Copy out all the data, word for word.

□ □ □ □ □ □ □

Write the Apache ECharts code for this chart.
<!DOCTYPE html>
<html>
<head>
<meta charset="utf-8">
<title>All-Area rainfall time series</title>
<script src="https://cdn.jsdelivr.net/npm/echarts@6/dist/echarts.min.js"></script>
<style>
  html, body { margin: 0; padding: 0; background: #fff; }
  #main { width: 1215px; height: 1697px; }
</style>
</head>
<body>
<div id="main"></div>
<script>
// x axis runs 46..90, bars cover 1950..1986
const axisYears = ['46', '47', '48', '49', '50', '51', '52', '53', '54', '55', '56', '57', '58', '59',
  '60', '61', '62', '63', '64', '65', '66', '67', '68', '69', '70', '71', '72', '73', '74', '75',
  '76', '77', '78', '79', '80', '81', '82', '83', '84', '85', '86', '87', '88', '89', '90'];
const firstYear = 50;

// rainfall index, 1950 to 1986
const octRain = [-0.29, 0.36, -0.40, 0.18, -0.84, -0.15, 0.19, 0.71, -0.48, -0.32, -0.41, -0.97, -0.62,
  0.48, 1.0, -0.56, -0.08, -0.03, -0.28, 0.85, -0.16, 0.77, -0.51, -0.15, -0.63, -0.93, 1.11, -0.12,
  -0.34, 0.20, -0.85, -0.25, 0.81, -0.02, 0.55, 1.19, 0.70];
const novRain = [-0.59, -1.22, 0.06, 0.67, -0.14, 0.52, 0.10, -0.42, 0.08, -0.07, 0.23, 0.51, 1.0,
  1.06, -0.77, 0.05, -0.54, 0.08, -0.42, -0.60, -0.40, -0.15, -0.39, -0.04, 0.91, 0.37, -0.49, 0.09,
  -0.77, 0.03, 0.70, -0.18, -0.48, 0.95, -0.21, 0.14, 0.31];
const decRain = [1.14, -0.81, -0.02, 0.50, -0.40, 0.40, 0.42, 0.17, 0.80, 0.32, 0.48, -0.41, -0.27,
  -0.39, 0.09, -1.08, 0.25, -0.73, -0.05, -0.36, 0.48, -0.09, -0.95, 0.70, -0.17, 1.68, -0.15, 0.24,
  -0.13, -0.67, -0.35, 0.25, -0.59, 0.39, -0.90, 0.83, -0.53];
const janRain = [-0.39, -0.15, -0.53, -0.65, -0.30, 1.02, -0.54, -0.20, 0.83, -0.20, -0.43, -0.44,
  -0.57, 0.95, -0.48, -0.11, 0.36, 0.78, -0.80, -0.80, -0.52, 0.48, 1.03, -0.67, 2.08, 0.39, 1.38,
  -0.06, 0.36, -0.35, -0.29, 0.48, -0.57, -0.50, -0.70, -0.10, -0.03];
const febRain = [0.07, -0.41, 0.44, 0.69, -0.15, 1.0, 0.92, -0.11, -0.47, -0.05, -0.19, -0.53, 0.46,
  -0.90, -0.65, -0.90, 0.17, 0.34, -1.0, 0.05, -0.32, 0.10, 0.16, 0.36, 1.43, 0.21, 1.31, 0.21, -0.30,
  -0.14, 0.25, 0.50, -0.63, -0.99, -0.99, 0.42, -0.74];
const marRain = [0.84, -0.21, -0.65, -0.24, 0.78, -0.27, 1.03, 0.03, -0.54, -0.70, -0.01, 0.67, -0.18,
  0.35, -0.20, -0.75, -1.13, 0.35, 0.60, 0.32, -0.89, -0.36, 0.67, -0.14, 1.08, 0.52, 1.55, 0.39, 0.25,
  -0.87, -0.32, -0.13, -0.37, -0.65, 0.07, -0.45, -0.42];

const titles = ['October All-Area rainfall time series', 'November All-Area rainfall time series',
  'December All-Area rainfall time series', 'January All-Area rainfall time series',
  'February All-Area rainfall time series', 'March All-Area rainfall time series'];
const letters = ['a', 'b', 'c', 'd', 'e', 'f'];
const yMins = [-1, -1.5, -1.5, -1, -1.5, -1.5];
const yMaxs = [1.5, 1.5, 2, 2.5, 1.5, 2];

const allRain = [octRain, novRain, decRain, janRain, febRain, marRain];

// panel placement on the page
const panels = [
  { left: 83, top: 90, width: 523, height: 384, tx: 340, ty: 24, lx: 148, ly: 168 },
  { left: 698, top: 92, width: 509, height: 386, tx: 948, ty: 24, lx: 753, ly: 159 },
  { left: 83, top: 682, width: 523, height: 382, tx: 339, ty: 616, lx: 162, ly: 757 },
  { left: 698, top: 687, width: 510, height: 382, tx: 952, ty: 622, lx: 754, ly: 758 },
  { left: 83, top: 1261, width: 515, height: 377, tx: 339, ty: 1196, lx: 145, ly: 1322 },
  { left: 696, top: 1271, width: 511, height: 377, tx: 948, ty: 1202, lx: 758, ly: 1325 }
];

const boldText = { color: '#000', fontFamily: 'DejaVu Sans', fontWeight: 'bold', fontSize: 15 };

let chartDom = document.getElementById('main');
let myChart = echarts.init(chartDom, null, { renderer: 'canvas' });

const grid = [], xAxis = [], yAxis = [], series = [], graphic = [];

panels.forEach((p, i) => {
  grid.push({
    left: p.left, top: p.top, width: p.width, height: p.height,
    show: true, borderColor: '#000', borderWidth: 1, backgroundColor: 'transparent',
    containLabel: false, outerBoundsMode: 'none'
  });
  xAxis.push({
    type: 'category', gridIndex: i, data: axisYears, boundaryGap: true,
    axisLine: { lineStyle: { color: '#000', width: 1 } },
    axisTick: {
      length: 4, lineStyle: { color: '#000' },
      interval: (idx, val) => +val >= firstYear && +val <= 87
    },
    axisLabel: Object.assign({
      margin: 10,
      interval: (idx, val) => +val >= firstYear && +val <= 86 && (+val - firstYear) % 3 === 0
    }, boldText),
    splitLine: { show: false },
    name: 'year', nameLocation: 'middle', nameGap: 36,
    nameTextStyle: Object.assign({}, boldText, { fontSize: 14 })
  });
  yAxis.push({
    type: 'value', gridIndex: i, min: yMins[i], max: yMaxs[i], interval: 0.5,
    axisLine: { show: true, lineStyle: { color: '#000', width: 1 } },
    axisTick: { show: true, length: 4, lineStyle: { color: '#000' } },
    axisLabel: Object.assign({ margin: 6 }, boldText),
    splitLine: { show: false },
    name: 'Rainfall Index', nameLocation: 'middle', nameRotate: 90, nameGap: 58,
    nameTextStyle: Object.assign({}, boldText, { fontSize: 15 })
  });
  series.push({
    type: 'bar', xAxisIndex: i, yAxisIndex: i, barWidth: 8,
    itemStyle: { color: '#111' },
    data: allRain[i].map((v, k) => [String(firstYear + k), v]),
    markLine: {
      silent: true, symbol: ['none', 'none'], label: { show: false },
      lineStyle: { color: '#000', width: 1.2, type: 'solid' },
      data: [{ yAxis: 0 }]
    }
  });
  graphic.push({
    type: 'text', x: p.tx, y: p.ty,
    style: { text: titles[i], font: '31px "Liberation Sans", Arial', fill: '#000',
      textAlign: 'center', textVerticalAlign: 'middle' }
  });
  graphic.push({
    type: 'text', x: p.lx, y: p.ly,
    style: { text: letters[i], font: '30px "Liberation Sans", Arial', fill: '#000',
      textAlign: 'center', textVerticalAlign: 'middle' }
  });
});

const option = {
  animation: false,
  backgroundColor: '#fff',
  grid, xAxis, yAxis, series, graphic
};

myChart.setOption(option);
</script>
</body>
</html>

□ □ □ □ □ □ □

**Task solution:**
Write the Apache ECharts code for this chart.
<!DOCTYPE html>
<html>
<head>
<meta charset="utf-8">
<title>All-Area rainfall time series</title>
<script src="https://cdn.jsdelivr.net/npm/echarts@6/dist/echarts.min.js"></script>
<style>
  html, body { margin: 0; padding: 0; background: #fff; }
  #main { width: 1215px; height: 1697px; }
</style>
</head>
<body>
<div id="main"></div>
<script>
// x axis runs 46..90, bars cover 1950..1986
const axisYears = ['46', '47', '48', '49', '50', '51', '52', '53', '54', '55', '56', '57', '58', '59',
  '60', '61', '62', '63', '64', '65', '66', '67', '68', '69', '70', '71', '72', '73', '74', '75',
  '76', '77', '78', '79', '80', '81', '82', '83', '84', '85', '86', '87', '88', '89', '90'];
const firstYear = 50;

// rainfall index, 1950 to 1986
const octRain = [-0.29, 0.36, -0.40, 0.18, -0.84, -0.15, 0.19, 0.71, -0.48, -0.32, -0.41, -0.97, -0.62,
  0.48, 1.0, -0.56, -0.08, -0.03, -0.28, 0.85, -0.16, 0.77, -0.51, -0.15, -0.63, -0.93, 1.11, -0.12,
  -0.34, 0.20, -0.85, -0.25, 0.81, -0.02, 0.55, 1.19, 0.70];
const novRain = [-0.59, -1.22, 0.06, 0.67, -0.14, 0.52, 0.10, -0.42, 0.08, -0.07, 0.23, 0.51, 1.0,
  1.06, -0.77, 0.05, -0.54, 0.08, -0.42, -0.60, -0.40, -0.15, -0.39, -0.04, 0.91, 0.37, -0.49, 0.09,
  -0.77, 0.03, 0.70, -0.18, -0.48, 0.95, -0.21, 0.14, 0.31];
const decRain = [1.14, -0.81, -0.02, 0.50, -0.40, 0.40, 0.42, 0.17, 0.80, 0.32, 0.48, -0.41, -0.27,
  -0.39, 0.09, -1.08, 0.25, -0.73, -0.05, -0.36, 0.48, -0.09, -0.95, 0.70, -0.17, 1.68, -0.15, 0.24,
  -0.13, -0.67, -0.35, 0.25, -0.59, 0.39, -0.90, 0.83, -0.53];
const janRain = [-0.39, -0.15, -0.53, -0.65, -0.30, 1.02, -0.54, -0.20, 0.83, -0.20, -0.43, -0.44,
  -0.57, 0.95, -0.48, -0.11, 0.36, 0.78, -0.80, -0.80, -0.52, 0.48, 1.03, -0.67, 2.08, 0.39, 1.38,
  -0.06, 0.36, -0.35, -0.29, 0.48, -0.57, -0.50, -0.70, -0.10, -0.03];
const febRain = [0.07, -0.41, 0.44, 0.69, -0.15, 1.0, 0.92, -0.11, -0.47, -0.05, -0.19, -0.53, 0.46,
  -0.90, -0.65, -0.90, 0.17, 0.34, -1.0, 0.05, -0.32, 0.10, 0.16, 0.36, 1.43, 0.21, 1.31, 0.21, -0.30,
  -0.14, 0.25, 0.50, -0.63, -0.99, -0.99, 0.42, -0.74];
const marRain = [0.84, -0.21, -0.65, -0.24, 0.78, -0.27, 1.03, 0.03, -0.54, -0.70, -0.01, 0.67, -0.18,
  0.35, -0.20, -0.75, -1.13, 0.35, 0.60, 0.32, -0.89, -0.36, 0.67, -0.14, 1.08, 0.52, 1.55, 0.39, 0.25,
  -0.87, -0.32, -0.13, -0.37, -0.65, 0.07, -0.45, -0.42];

const titles = ['October All-Area rainfall time series', 'November All-Area rainfall time series',
  'December All-Area rainfall time series', 'January All-Area rainfall time series',
  'February All-Area rainfall time series', 'March All-Area rainfall time series'];
const letters = ['a', 'b', 'c', 'd', 'e', 'f'];
const yMins = [-1, -1.5, -1.5, -1, -1.5, -1.5];
const yMaxs = [1.5, 1.5, 2, 2.5, 1.5, 2];

const allRain = [octRain, novRain, decRain, janRain, febRain, marRain];

// panel placement on the page
const panels = [
  { left: 83, top: 90, width: 523, height: 384, tx: 340, ty: 24, lx: 148, ly: 168 },
  { left: 698, top: 92, width: 509, height: 386, tx: 948, ty: 24, lx: 753, ly: 159 },
  { left: 83, top: 682, width: 523, height: 382, tx: 339, ty: 616, lx: 162, ly: 757 },
  { left: 698, top: 687, width: 510, height: 382, tx: 952, ty: 622, lx: 754, ly: 758 },
  { left: 83, top: 1261, width: 515, height: 377, tx: 339, ty: 1196, lx: 145, ly: 1322 },
  { left: 696, top: 1271, width: 511, height: 377, tx: 948, ty: 1202, lx: 758, ly: 1325 }
];

const boldText = { color: '#000', fontFamily: 'DejaVu Sans', fontWeight: 'bold', fontSize: 15 };

let chartDom = document.getElementById('main');
let myChart = echarts.init(chartDom, null, { renderer: 'canvas' });

const grid = [], xAxis = [], yAxis = [], series = [], graphic = [];

panels.forEach((p, i) => {
  grid.push({
    left: p.left, top: p.top, width: p.width, height: p.height,
    show: true, borderColor: '#000', borderWidth: 1, backgroundColor: 'transparent',
    containLabel: false, outerBoundsMode: 'none'
  });
  xAxis.push({
    type: 'category', gridIndex: i, data: axisYears, boundaryGap: true,
    axisLine: { lineStyle: { color: '#000', width: 1 } },
    axisTick: {
      length: 4, lineStyle: { color: '#000' },
      interval: (idx, val) => +val >= firstYear && +val <= 87
    },
    axisLabel: Object.assign({
      margin: 10,
      interval: (idx, val) => +val >= firstYear && +val <= 86 && (+val - firstYear) % 3 === 0
    }, boldText),
    splitLine: { show: false },
    name: 'year', nameLocation: 'middle', nameGap: 36,
    nameTextStyle: Object.assign({}, boldText, { fontSize: 14 })
  });
  yAxis.push({
    type: 'value', gridIndex: i, min: yMins[i], max: yMaxs[i], interval: 0.5,
    axisLine: { show: true, lineStyle: { color: '#000', width: 1 } },
    axisTick: { show: true, length: 4, lineStyle: { color: '#000' } },
    axisLabel: Object.assign({ margin: 6 }, boldText),
    splitLine: { show: false },
    name: 'Rainfall Index', nameLocation: 'middle', nameRotate: 90, nameGap: 58,
    nameTextStyle: Object.assign({}, boldText, { fontSize: 15 })
  });
  series.push({
    type: 'bar', xAxisIndex: i, yAxisIndex: i, barWidth: 8,
    itemStyle: { color: '#111' },
    data: allRain[i].map((v, k) => [String(firstYear + k), v]),
    markLine: {
      silent: true, symbol: ['none', 'none'], label: { show: false },
      lineStyle: { color: '#000', width: 1.2, type: 'solid' },
      data: [{ yAxis: 0 }]
    }
  });
  graphic.push({
    type: 'text', x: p.tx, y: p.ty,
    style: { text: titles[i], font: '31px "Liberation Sans", Arial', fill: '#000',
      textAlign: 'center', textVerticalAlign: 'middle' }
  });
  graphic.push({
    type: 'text', x: p.lx, y: p.ly,
    style: { text: letters[i], font: '30px "Liberation Sans", Arial', fill: '#000',
      textAlign: 'center', textVerticalAlign: 'middle' }
  });
});

const option = {
  animation: false,
  backgroundColor: '#fff',
  grid, xAxis, yAxis, series, graphic
};

myChart.setOption(option);
</script>
</body>
</html>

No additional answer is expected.